#### [DIRECTIONS]
Return the lines below exactly, from the first line to the line that contains "const y = d3.scaleLinear().domain([10, 20]).range([272, 54.5]);". Leave out pictures.

— START SUPPLIED ENTRIES —

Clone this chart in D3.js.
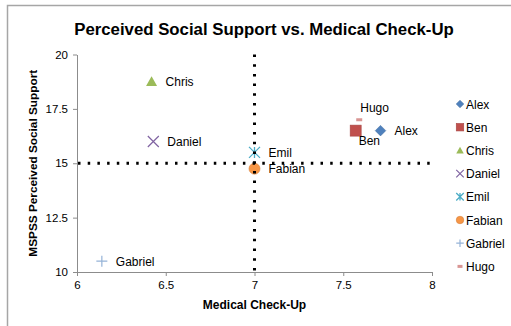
<!DOCTYPE html>
<html>
<head>
<meta charset="utf-8">
<script src="https://cdn.jsdelivr.net/npm/d3@7"></script>
<style>
  html, body { margin: 0; padding: 0; background: #fff; }
  svg { display: block; font-family: "Liberation Sans", Arial, Helvetica, sans-serif; }
</style>
</head>
<body>
<svg id="chart" width="511" height="326"></svg>
<script>
// Participants and their scores
const names = ["Alex", "Ben", "Chris", "Daniel", "Emil", "Fabian", "Gabriel", "Hugo"];
const checkUp = [7.71, 7.57, 6.42, 6.43, 7.0, 7.0, 6.14, 7.59];
const support = [16.5, 16.5, 18.75, 16.0, 15.5, 14.75, 10.5, 17.0];
const xTicks = [6, 6.5, 7, 7.5, 8];
const yTicks = [10, 12.5, 15, 17.5, 20];
const xMid = 7;     // vertical reference line
const yMid = 15;    // horizontal reference line

const colors = {
  Alex: "#4f81bd", Ben: "#c0504d", Chris: "#9bbb59", Daniel: "#8064a2",
  Emil: "#4bacc6", Fabian: "#f79646", Gabriel: "#95b3d7", Hugo: "#d99694"
};
const shapes = {
  Alex: "diamond", Ben: "square", Chris: "triangle", Daniel: "x",
  Emil: "asterisk", Fabian: "circle", Gabriel: "plus", Hugo: "dash"
};
// where each point's name sits relative to its marker
const labelPlace = { Ben: "belowRight", Hugo: "aboveRight" };

const svg = d3.select("#chart");

// outer frame
svg.append("path")
  .attr("d", "M7.5,326 V5.5 H511")
  .attr("fill", "none").attr("stroke", "#a6a6a6").attr("stroke-width", 1.5);

const x = d3.scaleLinear().domain([6, 8]).range([77, 432]);
const y = d3.scaleLinear().domain([10, 20]).range([272, 54.5]);

// title
svg.append("text")
  .attr("x", 264).attr("y", 35)
  .attr("text-anchor", "middle")
  .attr("font-size", 16.8).attr("font-weight", "bold").attr("fill", "#000")
  .text("Perceived Social Support vs. Medical Check-Up");

// axes
const xAxis = svg.append("g").attr("transform", `translate(0,${y(10)})`)
  .call(d3.axisBottom(x).tickValues(xTicks).tickFormat(d3.format("")).tickSizeInner(4).tickSizeOuter(0).tickPadding(5));
const yAxis = svg.append("g").attr("transform", `translate(${x(6)},0)`)
  .call(d3.axisLeft(y).tickValues(yTicks).tickFormat(d3.format("")).tickSizeInner(4).tickSizeOuter(0).tickPadding(5));
[xAxis, yAxis].forEach(g => {
  g.selectAll("path, line").attr("stroke", "#8c8c8c").attr("stroke-width", 1);
  g.selectAll("text").attr("font-size", 11.5).attr("fill", "#000")
    .attr("font-family", "\"Liberation Sans\", Arial, sans-serif");
});

// axis titles
svg.append("text")
  .attr("x", x(7)).attr("y", 309)
  .attr("text-anchor", "middle").attr("font-size", 12).attr("font-weight", "bold")
  .text("Medical Check-Up");
svg.append("text")
  .attr("transform", `translate(37,${y(15)}) rotate(-90)`)
  .attr("text-anchor", "middle").attr("font-size", 11.8).attr("font-weight", "bold")
  .text("MSPSS Perceived Social Support");

// marker drawing
function drawMarker(g, shape, color, s) {
  const h = s / 2;
  switch (shape) {
    case "diamond":
      g.append("path").attr("d", `M0,${-h} L${h},0 L0,${h} L${-h},0 Z`)
        .attr("fill", color).attr("stroke", d3.color(color).darker(0.4)).attr("stroke-width", 0.6);
      break;
    case "square":
      g.append("rect").attr("x", -h).attr("y", -h).attr("width", s).attr("height", s)
        .attr("fill", color).attr("stroke", d3.color(color).darker(0.4)).attr("stroke-width", 0.6);
      break;
    case "triangle":
      g.append("path").attr("d", `M0,${-h} L${h},${h * 0.8} L${-h},${h * 0.8} Z`)
        .attr("fill", color);
      break;
    case "circle":
      g.append("circle").attr("r", h).attr("fill", color)
        .attr("stroke", d3.color(color).darker(0.4)).attr("stroke-width", 0.6);
      break;
    case "x":
      g.append("path").attr("d", `M${-h},${-h} L${h},${h} M${-h},${h} L${h},${-h}`)
        .attr("stroke", color).attr("stroke-width", 1.2).attr("fill", "none");
      break;
    case "plus":
      g.append("path").attr("d", `M${-h},0 L${h},0 M0,${-h} L0,${h}`)
        .attr("stroke", color).attr("stroke-width", 1.2).attr("fill", "none");
      break;
    case "asterisk":
      g.append("path").attr("d", `M${-h},${-h} L${h},${h} M${-h},${h} L${h},${-h} M0,${-h} L0,${h}`)
        .attr("stroke", color).attr("stroke-width", 1.3).attr("fill", "none");
      break;
    case "dash":
      g.append("rect").attr("x", -h).attr("y", -1.5).attr("width", s).attr("height", 3)
        .attr("fill", color);
      break;
  }
}

const points = names.map((n, i) => ({ name: n, cx: checkUp[i], sy: support[i] }));

// points
const pts = svg.append("g");
points.forEach(p => {
  const g = pts.append("g").attr("transform", `translate(${x(p.cx)},${y(p.sy)})`);
  const size = p.name === "Hugo" ? 6 : (p.name === "Alex" ? 10.5 : 11);
  drawMarker(g, shapes[p.name], colors[p.name], size);
});

// reference lines drawn over the markers
const dotted = svg.append("g").attr("stroke", "#000").attr("stroke-width", 3)
  .attr("stroke-dasharray", "2.5 7.2");
dotted.append("line")
  .attr("x1", x(xMid)).attr("x2", x(xMid)).attr("y1", y(20)).attr("y2", y(10));
dotted.append("line")
  .attr("x1", x(6) + 1).attr("x2", x(8)).attr("y1", y(yMid)).attr("y2", y(yMid));

// point labels
const labels = svg.append("g").attr("font-size", 12).attr("fill", "#000");
points.forEach(p => {
  const px = x(p.cx), py = y(p.sy);
  const place = labelPlace[p.name] || "right";
  let lx = px + 14, ly = py + 4.5;
  if (place === "belowRight") { lx = px + 3; ly = py + 14; }
  if (place === "aboveRight") { lx = px + 1; ly = py - 8; }
  labels.append("text").attr("x", lx).attr("y", ly).text(p.name);
});

// legend
const legend = svg.append("g").attr("transform", "translate(460,104)");
names.forEach((n, i) => {
  const row = legend.append("g").attr("transform", `translate(0,${i * 23.2})`);
  const size = n === "Hugo" ? 5 : 7.5;
  drawMarker(row, shapes[n], colors[n], size);
  row.append("text").attr("x", 6).attr("y", 4.5).attr("font-size", 12).text(n);
});
</script>
</body>
</html>
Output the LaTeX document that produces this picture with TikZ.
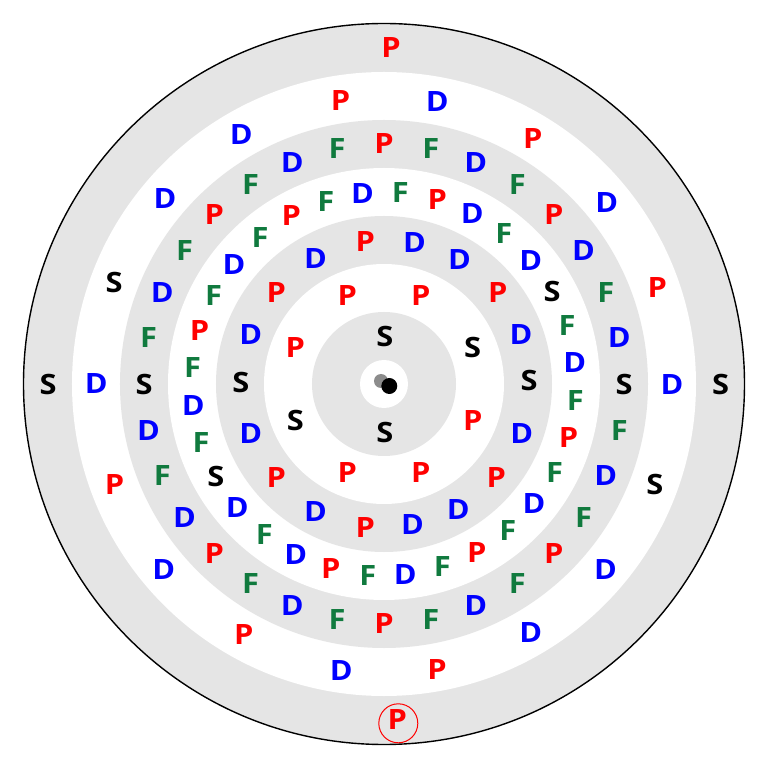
\documentclass[tikz,border=0pt]{standalone}
\usepackage{fontspec}
\setmainfont{Open Sans}
\newfontfamily\letterfam{Open Sans}[FakeStretch=1.1]
\definecolor{ringgray}{RGB}{229,229,229}
\definecolor{pred}{RGB}{255,0,0}
\definecolor{dblue}{RGB}{0,0,255}
\definecolor{fgreen}{RGB}{16,122,62}
\definecolor{dotgray}{RGB}{140,140,140}
\tikzset{
  lt/.style={font=\letterfam\fontsize{28}{28}\selectfont\bfseries, inner sep=0pt},
  lS/.style={lt, text=black},
  lP/.style={lt, text=pred},
  lD/.style={lt, text=dblue},
  lF/.style={lt, text=fgreen},
}
\begin{document}
\begin{tikzpicture}[x=1pt,y=1pt]
\useasboundingbox (-384,-384) rectangle (384,384);
% rings
\fill[ringgray] (0,0) circle (360);
\fill[white] (0,0) circle (312);
\fill[ringgray] (0,0) circle (264);
\fill[white] (0,0) circle (216);
\fill[ringgray] (0,0) circle (168);
\fill[white] (0,0) circle (120);
\fill[ringgray] (0,0) circle (72);
\fill[white] (0,0) circle (24);
\draw[line width=1.4pt] (0,0) circle (360.5);
% nucleus
\fill[dotgray] (-3,3) circle (7);
\fill[black] (5.3,-2) circle (8);
% band 1
\node[lS] (b1-1) at (0.8,47.3) {S};
\node[lS] (b1-2) at (0.8,-48) {S};
% band 2
\foreach \l [count=\i] in {S,P,P,P,S,P,P,P}
  \node[l\l] (b2-\i) at ({22.5+45*(\i-1)}:96) {\l};
% band 3
\foreach \l/\x/\y [count=\i] in {S/145.2/3.2, D/137/49.8, P/113.8/91.8, D/75.5/124.5,
    D/30.5/141.7, P/-18.8/142.3, D/-68.5/125.3, P/-107.8/91.8, D/-133.2/49.8,
    S/-143.2/1.5, D/-133.2/-49.3, P/-107.7/-93.2, D/-68.5/-127.3, P/-18.8/-143.5,
    D/28.5/-141, D/74.3/-125.2, P/112.3/-93.2, D/137.7/-49.3}
  \node[l\l] (b3-\i) at (\x,\y) {\l};
% band 4
\foreach \l [count=\i] in {D,F,S,D,F,D,P,F,D,F,P,F,D,F,P,F,D,F,S,D,F,D,P,F,D,F,P,F,D,F,P,F}
  \node[l\l] (b4-\i) at ({6.4+11.25*(\i-1)}:192) {\l};
% band 5
\foreach \l [count=\i] in {S,D,F,D,P,F,D,F,P,F,D,F,P,F,D,F,S,D,F,D,P,F,D,F,P,F,D,F,P,F,D,F}
  \node[l\l] (b5-\i) at ({11.25*(\i-1)}:240) {\l};
% band 6
\foreach \l/\x/\y [count=\i] in {D/288/-1, P/273.3/96.8, D/222.8/181, P/148.7/245.3,
    D/53.3/282, P/-43.5/283.7, D/-142.8/249.5, D/-219/185.2, S/-269.8/101.8,
    D/-287.7/0, P/-269.5/-100.5, D/-220.2/-185.3, P/-140.3/-250.5, D/-42.7/-286.3,
    P/53/-285.5, D/146.7/-248.8, D/221.5/-185.3, S/270.8/-100.5}
  \node[l\l] (b6-\i) at (\x,\y) {\l};
% band 7
\node[lP] (b7-1) at (7,336.7) {P};
\node[lS] (b7-2) at (336.7,0) {S};
\node[lS] (b7-3) at (-336,0) {S};
\node[lP] (b7-4) at (13.3,-335.3) {P};
\coordinate (ring) at (14.3,-339.3);
\draw[pred, line width=1pt] (ring) circle (19.5);
\end{tikzpicture}
\end{document}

— END SUPPLIED ENTRIES —

#### [ANSWER TO THIS PROBLEM]
Clone this chart in D3.js.
<!DOCTYPE html>
<html>
<head>
<meta charset="utf-8">
<script src="https://cdn.jsdelivr.net/npm/d3@7"></script>
<style>
  html, body { margin: 0; padding: 0; background: #fff; }
  svg { display: block; font-family: "Liberation Sans", Arial, Helvetica, sans-serif; }
</style>
</head>
<body>
<svg id="chart" width="511" height="326"></svg>
<script>
// Participants and their scores
const names = ["Alex", "Ben", "Chris", "Daniel", "Emil", "Fabian", "Gabriel", "Hugo"];
const checkUp = [7.71, 7.57, 6.42, 6.43, 7.0, 7.0, 6.14, 7.59];
const support = [16.5, 16.5, 18.75, 16.0, 15.5, 14.75, 10.5, 17.0];
const xTicks = [6, 6.5, 7, 7.5, 8];
const yTicks = [10, 12.5, 15, 17.5, 20];
const xMid = 7;     // vertical reference line
const yMid = 15;    // horizontal reference line

const colors = {
  Alex: "#4f81bd", Ben: "#c0504d", Chris: "#9bbb59", Daniel: "#8064a2",
  Emil: "#4bacc6", Fabian: "#f79646", Gabriel: "#95b3d7", Hugo: "#d99694"
};
const shapes = {
  Alex: "diamond", Ben: "square", Chris: "triangle", Daniel: "x",
  Emil: "asterisk", Fabian: "circle", Gabriel: "plus", Hugo: "dash"
};
// where each point's name sits relative to its marker
const labelPlace = { Ben: "belowRight", Hugo: "aboveRight" };

const svg = d3.select("#chart");

// outer frame
svg.append("path")
  .attr("d", "M7.5,326 V5.5 H511")
  .attr("fill", "none").attr("stroke", "#a6a6a6").attr("stroke-width", 1.5);

const x = d3.scaleLinear().domain([6, 8]).range([77, 432]);
const y = d3.scaleLinear().domain([10, 20]).range([272, 54.5]);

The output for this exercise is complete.